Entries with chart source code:

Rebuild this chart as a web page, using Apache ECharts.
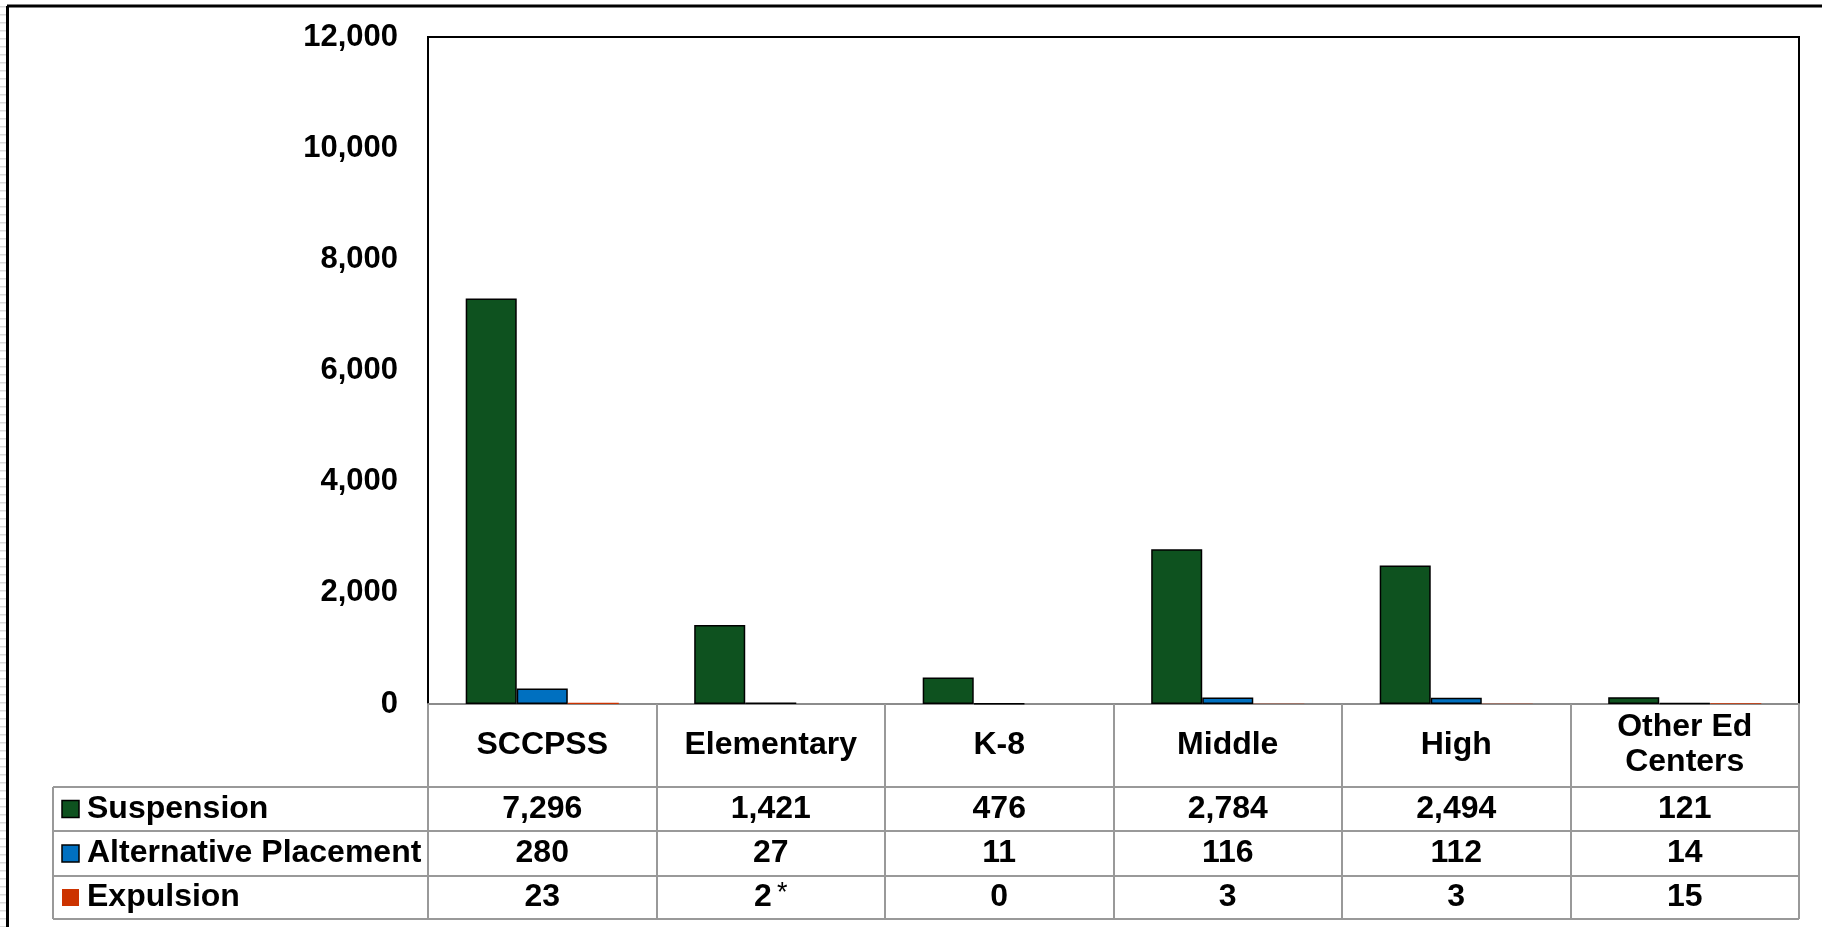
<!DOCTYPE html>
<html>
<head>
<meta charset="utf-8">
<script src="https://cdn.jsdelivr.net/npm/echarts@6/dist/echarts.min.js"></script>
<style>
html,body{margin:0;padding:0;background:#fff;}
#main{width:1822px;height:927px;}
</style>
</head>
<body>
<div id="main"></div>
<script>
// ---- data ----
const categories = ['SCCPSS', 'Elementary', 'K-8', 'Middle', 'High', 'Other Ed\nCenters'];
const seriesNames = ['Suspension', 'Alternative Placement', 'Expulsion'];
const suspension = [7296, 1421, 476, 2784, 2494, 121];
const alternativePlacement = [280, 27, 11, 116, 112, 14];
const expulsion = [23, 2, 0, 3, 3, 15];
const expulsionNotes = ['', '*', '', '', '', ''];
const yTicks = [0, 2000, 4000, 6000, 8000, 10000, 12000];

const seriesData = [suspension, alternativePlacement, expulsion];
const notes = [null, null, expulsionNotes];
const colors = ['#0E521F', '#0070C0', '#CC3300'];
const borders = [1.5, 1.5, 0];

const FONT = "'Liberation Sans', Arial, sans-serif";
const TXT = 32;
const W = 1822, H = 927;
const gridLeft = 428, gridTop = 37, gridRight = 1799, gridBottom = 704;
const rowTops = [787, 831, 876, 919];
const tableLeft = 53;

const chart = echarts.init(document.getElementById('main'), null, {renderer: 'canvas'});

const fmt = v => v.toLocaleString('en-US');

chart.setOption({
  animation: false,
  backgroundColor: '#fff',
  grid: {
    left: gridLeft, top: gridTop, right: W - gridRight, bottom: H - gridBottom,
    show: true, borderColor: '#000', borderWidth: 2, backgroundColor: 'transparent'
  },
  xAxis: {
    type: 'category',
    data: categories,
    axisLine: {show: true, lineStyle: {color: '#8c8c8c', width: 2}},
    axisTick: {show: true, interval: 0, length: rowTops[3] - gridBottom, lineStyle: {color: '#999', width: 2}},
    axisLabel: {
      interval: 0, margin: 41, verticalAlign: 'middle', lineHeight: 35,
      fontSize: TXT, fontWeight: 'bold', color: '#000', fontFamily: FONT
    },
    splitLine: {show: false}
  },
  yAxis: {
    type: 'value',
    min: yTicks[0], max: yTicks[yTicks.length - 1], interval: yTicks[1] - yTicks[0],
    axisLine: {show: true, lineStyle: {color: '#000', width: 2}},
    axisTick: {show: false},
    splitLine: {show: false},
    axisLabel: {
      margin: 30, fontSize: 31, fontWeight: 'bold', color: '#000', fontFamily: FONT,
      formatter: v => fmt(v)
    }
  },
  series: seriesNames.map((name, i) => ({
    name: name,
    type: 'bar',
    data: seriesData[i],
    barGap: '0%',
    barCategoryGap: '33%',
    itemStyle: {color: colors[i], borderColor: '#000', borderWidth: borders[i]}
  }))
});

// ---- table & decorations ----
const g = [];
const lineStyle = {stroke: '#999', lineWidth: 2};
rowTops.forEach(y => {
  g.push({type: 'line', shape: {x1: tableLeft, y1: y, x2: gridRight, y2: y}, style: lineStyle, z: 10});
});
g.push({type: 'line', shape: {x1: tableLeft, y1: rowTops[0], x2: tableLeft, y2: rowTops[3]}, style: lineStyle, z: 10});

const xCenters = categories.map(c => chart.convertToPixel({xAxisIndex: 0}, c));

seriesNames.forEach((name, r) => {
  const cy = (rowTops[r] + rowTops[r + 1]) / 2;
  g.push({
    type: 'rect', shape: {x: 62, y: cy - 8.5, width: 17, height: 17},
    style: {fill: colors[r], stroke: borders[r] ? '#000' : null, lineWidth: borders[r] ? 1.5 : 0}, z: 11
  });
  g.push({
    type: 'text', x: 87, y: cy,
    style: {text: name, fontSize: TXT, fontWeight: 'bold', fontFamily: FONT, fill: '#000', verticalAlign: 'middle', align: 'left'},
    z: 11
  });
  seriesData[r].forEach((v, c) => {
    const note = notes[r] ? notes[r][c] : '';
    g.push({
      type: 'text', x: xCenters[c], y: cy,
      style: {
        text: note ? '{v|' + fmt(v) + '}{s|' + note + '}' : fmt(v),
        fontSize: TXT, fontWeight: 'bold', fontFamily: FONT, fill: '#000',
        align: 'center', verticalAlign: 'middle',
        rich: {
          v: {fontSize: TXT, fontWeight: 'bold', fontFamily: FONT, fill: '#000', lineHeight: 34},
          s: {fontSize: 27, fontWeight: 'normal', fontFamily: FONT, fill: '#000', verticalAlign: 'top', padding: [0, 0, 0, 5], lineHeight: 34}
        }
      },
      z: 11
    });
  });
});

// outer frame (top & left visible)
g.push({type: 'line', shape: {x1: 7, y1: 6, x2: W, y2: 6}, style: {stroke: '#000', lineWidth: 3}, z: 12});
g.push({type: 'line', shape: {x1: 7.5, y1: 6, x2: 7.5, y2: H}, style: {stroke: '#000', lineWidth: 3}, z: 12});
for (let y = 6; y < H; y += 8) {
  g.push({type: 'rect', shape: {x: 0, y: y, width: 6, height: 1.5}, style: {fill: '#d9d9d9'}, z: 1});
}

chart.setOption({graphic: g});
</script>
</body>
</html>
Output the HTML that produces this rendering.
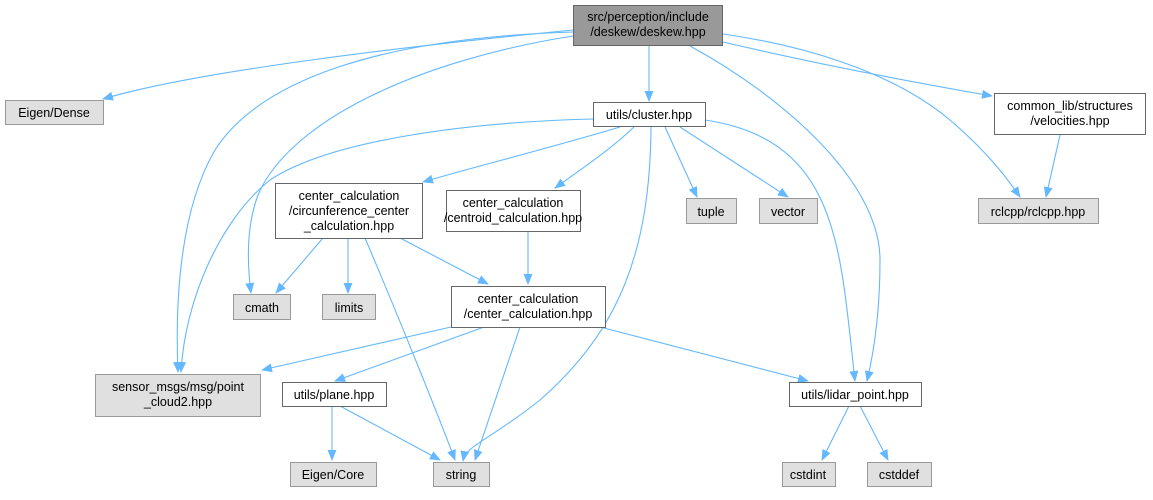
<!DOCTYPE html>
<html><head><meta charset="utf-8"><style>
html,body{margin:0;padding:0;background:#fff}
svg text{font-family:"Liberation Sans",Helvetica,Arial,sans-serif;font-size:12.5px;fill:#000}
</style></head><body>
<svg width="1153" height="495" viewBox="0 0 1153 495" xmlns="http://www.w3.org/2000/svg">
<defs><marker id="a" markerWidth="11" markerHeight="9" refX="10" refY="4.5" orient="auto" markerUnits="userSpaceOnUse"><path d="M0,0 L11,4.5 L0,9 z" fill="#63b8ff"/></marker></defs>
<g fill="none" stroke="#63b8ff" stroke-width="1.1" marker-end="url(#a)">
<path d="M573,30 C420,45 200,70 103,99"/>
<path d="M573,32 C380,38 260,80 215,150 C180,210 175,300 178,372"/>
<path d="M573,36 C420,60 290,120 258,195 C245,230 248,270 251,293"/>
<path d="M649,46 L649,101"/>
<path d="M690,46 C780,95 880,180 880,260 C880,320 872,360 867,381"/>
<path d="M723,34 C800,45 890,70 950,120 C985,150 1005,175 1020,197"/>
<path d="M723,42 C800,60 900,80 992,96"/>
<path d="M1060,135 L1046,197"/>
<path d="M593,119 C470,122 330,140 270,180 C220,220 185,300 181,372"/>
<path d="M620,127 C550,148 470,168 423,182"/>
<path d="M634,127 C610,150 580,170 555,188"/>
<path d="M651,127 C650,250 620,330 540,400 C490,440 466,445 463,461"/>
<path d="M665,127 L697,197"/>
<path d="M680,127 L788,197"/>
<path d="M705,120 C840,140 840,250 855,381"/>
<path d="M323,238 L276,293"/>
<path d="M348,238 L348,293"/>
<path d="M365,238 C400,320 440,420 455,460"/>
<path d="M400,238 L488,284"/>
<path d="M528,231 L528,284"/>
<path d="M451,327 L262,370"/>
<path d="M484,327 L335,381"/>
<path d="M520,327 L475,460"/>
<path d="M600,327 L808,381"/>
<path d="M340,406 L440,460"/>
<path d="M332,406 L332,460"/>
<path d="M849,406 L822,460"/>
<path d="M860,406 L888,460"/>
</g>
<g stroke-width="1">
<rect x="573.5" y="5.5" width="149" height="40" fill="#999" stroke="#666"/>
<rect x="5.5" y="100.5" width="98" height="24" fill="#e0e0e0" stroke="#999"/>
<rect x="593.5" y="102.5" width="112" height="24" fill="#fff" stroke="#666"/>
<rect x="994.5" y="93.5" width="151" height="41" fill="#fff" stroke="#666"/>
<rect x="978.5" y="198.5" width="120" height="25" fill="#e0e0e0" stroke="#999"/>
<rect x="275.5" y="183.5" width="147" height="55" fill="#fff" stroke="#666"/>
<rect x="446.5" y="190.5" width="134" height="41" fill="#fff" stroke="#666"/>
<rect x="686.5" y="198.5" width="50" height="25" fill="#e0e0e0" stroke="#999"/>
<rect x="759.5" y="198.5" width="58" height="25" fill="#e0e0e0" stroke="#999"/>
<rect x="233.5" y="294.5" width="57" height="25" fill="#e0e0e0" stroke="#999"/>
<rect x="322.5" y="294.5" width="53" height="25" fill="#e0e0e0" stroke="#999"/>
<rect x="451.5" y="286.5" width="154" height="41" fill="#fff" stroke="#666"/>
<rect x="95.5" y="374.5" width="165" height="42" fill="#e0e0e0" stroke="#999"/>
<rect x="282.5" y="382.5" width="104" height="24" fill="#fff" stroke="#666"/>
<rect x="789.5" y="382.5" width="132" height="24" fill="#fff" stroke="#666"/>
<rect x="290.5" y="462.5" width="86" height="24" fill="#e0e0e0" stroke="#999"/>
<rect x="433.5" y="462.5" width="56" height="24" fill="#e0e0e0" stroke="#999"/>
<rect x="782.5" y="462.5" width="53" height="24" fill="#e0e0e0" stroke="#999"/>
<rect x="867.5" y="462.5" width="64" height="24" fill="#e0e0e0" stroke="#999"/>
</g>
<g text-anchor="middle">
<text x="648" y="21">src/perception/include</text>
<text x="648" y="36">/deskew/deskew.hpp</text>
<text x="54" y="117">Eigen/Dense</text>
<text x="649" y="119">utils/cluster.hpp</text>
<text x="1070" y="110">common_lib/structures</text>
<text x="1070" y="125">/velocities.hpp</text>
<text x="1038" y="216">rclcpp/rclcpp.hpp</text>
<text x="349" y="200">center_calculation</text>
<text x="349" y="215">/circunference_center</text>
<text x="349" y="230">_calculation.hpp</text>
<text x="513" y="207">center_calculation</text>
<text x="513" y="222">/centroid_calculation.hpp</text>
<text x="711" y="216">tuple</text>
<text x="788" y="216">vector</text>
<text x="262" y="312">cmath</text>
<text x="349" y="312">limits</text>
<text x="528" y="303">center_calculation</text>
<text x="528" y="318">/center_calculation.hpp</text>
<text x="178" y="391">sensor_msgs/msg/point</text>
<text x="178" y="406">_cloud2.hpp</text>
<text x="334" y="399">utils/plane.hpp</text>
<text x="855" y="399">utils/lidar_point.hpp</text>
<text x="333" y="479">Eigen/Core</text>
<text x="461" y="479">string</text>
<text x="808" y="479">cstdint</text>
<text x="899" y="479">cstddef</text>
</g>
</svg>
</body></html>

■ **Written problem**:
Repeat, with no pictures, each line from the beginning of the data through the line containing "const borders = [1.5, 1.5, 0];", inclusive.

■ **Correct response**:
Rebuild this chart as a web page, using Apache ECharts.
<!DOCTYPE html>
<html>
<head>
<meta charset="utf-8">
<script src="https://cdn.jsdelivr.net/npm/echarts@6/dist/echarts.min.js"></script>
<style>
html,body{margin:0;padding:0;background:#fff;}
#main{width:1822px;height:927px;}
</style>
</head>
<body>
<div id="main"></div>
<script>
// ---- data ----
const categories = ['SCCPSS', 'Elementary', 'K-8', 'Middle', 'High', 'Other Ed\nCenters'];
const seriesNames = ['Suspension', 'Alternative Placement', 'Expulsion'];
const suspension = [7296, 1421, 476, 2784, 2494, 121];
const alternativePlacement = [280, 27, 11, 116, 112, 14];
const expulsion = [23, 2, 0, 3, 3, 15];
const expulsionNotes = ['', '*', '', '', '', ''];
const yTicks = [0, 2000, 4000, 6000, 8000, 10000, 12000];

const seriesData = [suspension, alternativePlacement, expulsion];
const notes = [null, null, expulsionNotes];
const colors = ['#0E521F', '#0070C0', '#CC3300'];
const borders = [1.5, 1.5, 0];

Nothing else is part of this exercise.